De tweede aanslag werd gepleegd bij een markt in de buurt van het ministerie van Cultuur. De aanslag was volgens de politie mogelijk gericht tegen een passerend Amerikaans legerkonvooi. De groep al-Tawhid wa al-Jihad van de Jordaanse extremist Abu Musab al-Zarqawi eiste de verantwoordelijkheid voor beide aanslagen op. De groep sprak in een verklaring op internet van ”martelaarschapoperaties” of zelfmoordaanslagen.
Zaterdag is een vredesakkoord gesloten tussen de Iraakse interim-regering en de sjiitische militie van Muqtada al-Sadr. De interim-regering geeft sjiitische militieleden vijf dagen om hun wapens in te leveren. Dat zei nationale veiligheidsadviseur Kassim Daoud zondag.
Hij zei verder dat de Iraakse interim-regering meer dan 500 miljoen dollar zal vrijmaken voor de wederopbouw van Sadr-City, het verpauperde stadsdeel van Bagdad dat ernstig beschadigd raakte door gevechten tussen de militie van Muqtada al-Sadr en Amerikaanse militairen.
Krachtens het akkoord gaan de Iraakse politie en de Nationale Garde een rol spelen in Sadr-City, aldus Daoud. Zij zouden vandaag al aan de slag gaan. Hij zei zich het recht voor te behouden om de hulp in te roepen van het Amerikaanse leger om de rust te bewaren in Sadr-City.
Het is volgens de Amerikaanse minister van Defensie, Donald Rumsfeld, onwaarschijnlijk dat de Verenigde Staten voor de verkiezingen die begin volgend jaar in Irak worden gehouden, troepen uit het land terugtrekken. Rumsfeld zei dat zondag tijdens een onaangekondigd bezoek aan Irak. Hij bezocht Amerikaanse troepen op de luchtbasis Al-Asad in de provincie Anbar.
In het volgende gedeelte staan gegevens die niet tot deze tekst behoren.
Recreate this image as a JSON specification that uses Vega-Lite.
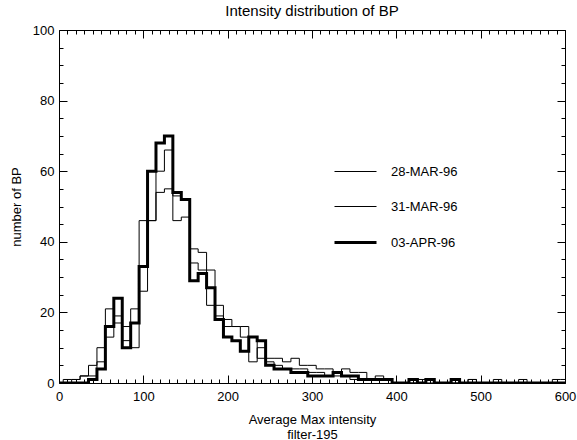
{
  "$schema": "https://vega.github.io/schema/vega-lite/v6.json",
  "width": 506,
  "height": 353,
  "autosize": {"type": "none"},
  "padding": {"left": 59, "top": 30, "right": 12, "bottom": 57},
  "background": "white",
  "config": {"view": {"stroke": "black", "strokeWidth": 1}, "font": "Liberation Sans", "legend": {"rowPadding": 6}},
  "title": {"text": "Intensity distribution of BP", "fontSize": 15, "fontWeight": "normal", "font": "Liberation Sans", "color": "black", "offset": 5, "anchor": "middle"},
  "data": {"values": [
    {"x": 0, "28-MAR-96": 0, "31-MAR-96": 0, "03-APR-96": 0},
    {"x": 10, "28-MAR-96": 0, "31-MAR-96": 1, "03-APR-96": 0},
    {"x": 20, "28-MAR-96": 1, "31-MAR-96": 1, "03-APR-96": 0},
    {"x": 30, "28-MAR-96": 2, "31-MAR-96": 2, "03-APR-96": 0},
    {"x": 40, "28-MAR-96": 2, "31-MAR-96": 5, "03-APR-96": 1},
    {"x": 50, "28-MAR-96": 6, "31-MAR-96": 10, "03-APR-96": 4},
    {"x": 60, "28-MAR-96": 13, "31-MAR-96": 21, "03-APR-96": 16},
    {"x": 70, "28-MAR-96": 17, "31-MAR-96": 19, "03-APR-96": 24},
    {"x": 80, "28-MAR-96": 12, "31-MAR-96": 16, "03-APR-96": 10},
    {"x": 90, "28-MAR-96": 10, "31-MAR-96": 21, "03-APR-96": 17},
    {"x": 100, "28-MAR-96": 26, "31-MAR-96": 46, "03-APR-96": 33},
    {"x": 110, "28-MAR-96": 46, "31-MAR-96": 46, "03-APR-96": 60},
    {"x": 120, "28-MAR-96": 60, "31-MAR-96": 54, "03-APR-96": 68},
    {"x": 130, "28-MAR-96": 66, "31-MAR-96": 55, "03-APR-96": 70},
    {"x": 140, "28-MAR-96": 46, "31-MAR-96": 53, "03-APR-96": 54},
    {"x": 150, "28-MAR-96": 47, "31-MAR-96": 52, "03-APR-96": 52},
    {"x": 160, "28-MAR-96": 38, "31-MAR-96": 34, "03-APR-96": 29},
    {"x": 170, "28-MAR-96": 37, "31-MAR-96": 32, "03-APR-96": 31},
    {"x": 180, "28-MAR-96": 22, "31-MAR-96": 32, "03-APR-96": 27},
    {"x": 190, "28-MAR-96": 19, "31-MAR-96": 22, "03-APR-96": 18},
    {"x": 200, "28-MAR-96": 16, "31-MAR-96": 18, "03-APR-96": 13},
    {"x": 210, "28-MAR-96": 16, "31-MAR-96": 16, "03-APR-96": 12},
    {"x": 220, "28-MAR-96": 16, "31-MAR-96": 13, "03-APR-96": 9},
    {"x": 230, "28-MAR-96": 13, "31-MAR-96": 6, "03-APR-96": 13},
    {"x": 240, "28-MAR-96": 7, "31-MAR-96": 10, "03-APR-96": 12},
    {"x": 250, "28-MAR-96": 7, "31-MAR-96": 6, "03-APR-96": 5},
    {"x": 260, "28-MAR-96": 7, "31-MAR-96": 5, "03-APR-96": 4},
    {"x": 270, "28-MAR-96": 6, "31-MAR-96": 4, "03-APR-96": 4},
    {"x": 280, "28-MAR-96": 7, "31-MAR-96": 4, "03-APR-96": 3},
    {"x": 290, "28-MAR-96": 5, "31-MAR-96": 4, "03-APR-96": 3},
    {"x": 300, "28-MAR-96": 5, "31-MAR-96": 3, "03-APR-96": 2},
    {"x": 310, "28-MAR-96": 4, "31-MAR-96": 3, "03-APR-96": 2},
    {"x": 320, "28-MAR-96": 4, "31-MAR-96": 2, "03-APR-96": 2},
    {"x": 330, "28-MAR-96": 3, "31-MAR-96": 2, "03-APR-96": 3},
    {"x": 340, "28-MAR-96": 4, "31-MAR-96": 2, "03-APR-96": 2},
    {"x": 350, "28-MAR-96": 3, "31-MAR-96": 1, "03-APR-96": 2},
    {"x": 360, "28-MAR-96": 3, "31-MAR-96": 1, "03-APR-96": 1},
    {"x": 370, "28-MAR-96": 1, "31-MAR-96": 1, "03-APR-96": 1},
    {"x": 380, "28-MAR-96": 2, "31-MAR-96": 1, "03-APR-96": 1},
    {"x": 390, "28-MAR-96": 1, "31-MAR-96": 1, "03-APR-96": 1},
    {"x": 400, "28-MAR-96": 0, "31-MAR-96": 0, "03-APR-96": 0},
    {"x": 410, "28-MAR-96": 0, "31-MAR-96": 0, "03-APR-96": 0},
    {"x": 420, "28-MAR-96": 0, "31-MAR-96": 0, "03-APR-96": 1},
    {"x": 430, "28-MAR-96": 1, "31-MAR-96": 0, "03-APR-96": 0},
    {"x": 440, "28-MAR-96": 1, "31-MAR-96": 0, "03-APR-96": 1},
    {"x": 450, "28-MAR-96": 0, "31-MAR-96": 0, "03-APR-96": 0},
    {"x": 460, "28-MAR-96": 0, "31-MAR-96": 0, "03-APR-96": 0},
    {"x": 470, "28-MAR-96": 0, "31-MAR-96": 0, "03-APR-96": 1},
    {"x": 480, "28-MAR-96": 0, "31-MAR-96": 0, "03-APR-96": 0},
    {"x": 490, "28-MAR-96": 1, "31-MAR-96": 1, "03-APR-96": 0},
    {"x": 500, "28-MAR-96": 0, "31-MAR-96": 0, "03-APR-96": 0},
    {"x": 510, "28-MAR-96": 0, "31-MAR-96": 0, "03-APR-96": 0},
    {"x": 520, "28-MAR-96": 0, "31-MAR-96": 1, "03-APR-96": 0},
    {"x": 530, "28-MAR-96": 0, "31-MAR-96": 0, "03-APR-96": 0},
    {"x": 540, "28-MAR-96": 0, "31-MAR-96": 0, "03-APR-96": 0},
    {"x": 550, "28-MAR-96": 0, "31-MAR-96": 1, "03-APR-96": 0},
    {"x": 560, "28-MAR-96": 0, "31-MAR-96": 0, "03-APR-96": 0},
    {"x": 570, "28-MAR-96": 0, "31-MAR-96": 0, "03-APR-96": 0},
    {"x": 580, "28-MAR-96": 0, "31-MAR-96": 0, "03-APR-96": 0},
    {"x": 590, "28-MAR-96": 0, "31-MAR-96": 1, "03-APR-96": 0},
    {"x": 600, "28-MAR-96": 0, "31-MAR-96": 1, "03-APR-96": 0}
  ]},
  "transform": [{"fold": ["28-MAR-96", "31-MAR-96", "03-APR-96"], "as": ["date", "n"]}],
  "layer": [
    {
      "mark": {"type": "line", "interpolate": "step", "clip": true},
      "encoding": {
        "x": {"field": "x", "type": "quantitative",
          "scale": {"domain": [0, 600], "nice": false, "zero": false},
          "axis": {"orient": "bottom", "values": [0,10,20,30,40,50,60,70,80,90,100,110,120,130,140,150,160,170,180,190,200,210,220,230,240,250,260,270,280,290,300,310,320,330,340,350,360,370,380,390,400,410,420,430,440,450,460,470,480,490,500,510,520,530,540,550,560,570,580,590,600],
            "domain": false, "grid": false, "tickColor": "black", "tickWidth": 1,
            "tickSize": {"condition": {"test": "datum.value % 100 === 0", "value": -8}, "value": -4},
            "labelExpr": "datum.value % 100 === 0 ? datum.label : ''",
            "labelFont": "Liberation Sans", "labelFontSize": 13, "labelColor": "black",
            "labelPadding": 15, "labelFlush": false, "labelOverlap": false, "labelBound": false,
            "title": ["Average Max intensity", "filter-195"], "titleFont": "Liberation Sans", "titleFontSize": 13, "titleFontWeight": "normal", "titleColor": "black", "titlePadding": 6, "titleLineHeight": 15}},
        "y": {"field": "n", "type": "quantitative",
          "scale": {"domain": [0, 100], "nice": false},
          "axis": {"orient": "left", "values": [0,5,10,15,20,25,30,35,40,45,50,55,60,65,70,75,80,85,90,95,100],
            "domain": false, "grid": false, "tickColor": "black", "tickWidth": 1,
            "tickSize": {"condition": {"test": "datum.value % 20 === 0", "value": -8}, "value": -4},
            "labelExpr": "datum.value % 20 === 0 ? datum.label : ''",
            "labelFont": "Liberation Sans", "labelFontSize": 13, "labelColor": "black",
            "labelPadding": 13, "labelFlush": false, "labelOverlap": false, "labelBound": false,
            "title": "number of BP", "titleFont": "Liberation Sans", "titleFontSize": 13, "titleFontWeight": "normal", "titleColor": "black", "titlePadding": 9}},
        "stroke": {"field": "date", "type": "ordinal",
          "scale": {"type": "ordinal", "domain": ["28-MAR-96", "31-MAR-96", "03-APR-96"], "range": ["black", "black", "black"]},
          "legend": {"orient": "none", "legendX": 274, "legendY": 120, "title": null, "symbolType": "stroke", "symbolSize": 1764, "labelFont": "Liberation Sans", "labelFontSize": 13, "labelColor": "black", "labelOffset": 13, "rowPadding": 6, "padding": 0}},
        "strokeWidth": {"field": "date", "type": "ordinal",
          "scale": {"type": "ordinal", "domain": ["28-MAR-96", "31-MAR-96", "03-APR-96"], "range": [1, 1, 3]},
          "legend": {"orient": "none", "legendX": 274, "legendY": 120, "title": null, "symbolType": "stroke", "symbolSize": 1764, "labelFont": "Liberation Sans", "labelFontSize": 13, "labelColor": "black", "labelOffset": 13, "rowPadding": 6, "padding": 0}}
      }
    },
    {
      "mark": {"type": "point", "opacity": 0},
      "encoding": {
        "x": {"field": "x", "type": "quantitative",
          "scale": {"domain": [0, 600], "nice": false, "zero": false},
          "axis": {"orient": "top", "values": [0,10,20,30,40,50,60,70,80,90,100,110,120,130,140,150,160,170,180,190,200,210,220,230,240,250,260,270,280,290,300,310,320,330,340,350,360,370,380,390,400,410,420,430,440,450,460,470,480,490,500,510,520,530,540,550,560,570,580,590,600],
            "domain": false, "grid": false, "labels": false, "title": null, "tickColor": "black", "tickWidth": 1,
            "tickSize": {"condition": {"test": "datum.value % 100 === 0", "value": -8}, "value": -4}}},
        "y": {"field": "n", "type": "quantitative",
          "scale": {"domain": [0, 100], "nice": false},
          "axis": {"orient": "right", "values": [0,5,10,15,20,25,30,35,40,45,50,55,60,65,70,75,80,85,90,95,100],
            "domain": false, "grid": false, "labels": false, "title": null, "tickColor": "black", "tickWidth": 1,
            "tickSize": {"condition": {"test": "datum.value % 20 === 0", "value": -8}, "value": -4}}}
      }
    }
  ],
  "resolve": {"axis": {"x": "independent", "y": "independent"}}
}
„We hopen dat we, terwijl we het Iraakse leger opbouwen, de druk op onze troepen kunnen verlichten en de coalitietroepen over enige tijd kunnen inkrimpen, waarschijnlijk na de Iraakse verkiezingen. Maar nogmaals, dat hangt volledig af van de veiligheidssituatie in dit land”, zei Rumsfeld, die voor de zesde keer in Irak was, maar niet eerder de provincie Anbar bezocht. Anbar is een bolwerk van het Iraakse verzet. Het was ook voor het eerst sinds het aantreden van de Iraakse interim-regering dat Rumsfeld in Irak was.
Ook de Poolse minister van Defensie, Jerzy Szmajdzinski, bracht zondag een bliksembezoek aan Irak. Szmajdzinski kondigde daarbij aan dat het Poolse commando bij de stad Babylon en een basis in de stad Kerbala worden verplaatst naar een basis bij Diwaniyah, meer naar het zuiden. De verhuizing gebeurt op verzoek van de Iraakse autoriteiten, die door de aanwezigheid van troepen, helikopters en zwaar materieel vrezen voor schade aan overblijfselen uit de Oudheid.
Bij gevechten met opstandelingen in Anbar kwam zaterdag een Amerikaanse marinier om het leven. Drie Irakezen werden gedood.
Op een weg 10 kilometer ten oosten van Ramadi ontplofte een autobom op het moment dat er een Amerikaans legerkonvooi voorbijreed. Er raakten geen soldaten gewond. Ook Fallujah ligt in Anbar.
Het Arabische televisiestation Al-Jazeera heeft van Iraakse opstandelingen bericht ontvangen dat zij tien Turkse gijzelaars hebben vrijgelaten. Een redacteur van Al-Jazeera heeft dat zondag gezegd.
Het Turkse ministerie van Buitenlandse Zaken kon de vrijlating niet bevestigen, net zo min als de werkgever van de Turken, het bouwbedrijf Visnan. Een medewerker van Visnan zei alleen dat de pogingen om de werknemers vrij te krijgen „positief” verliepen.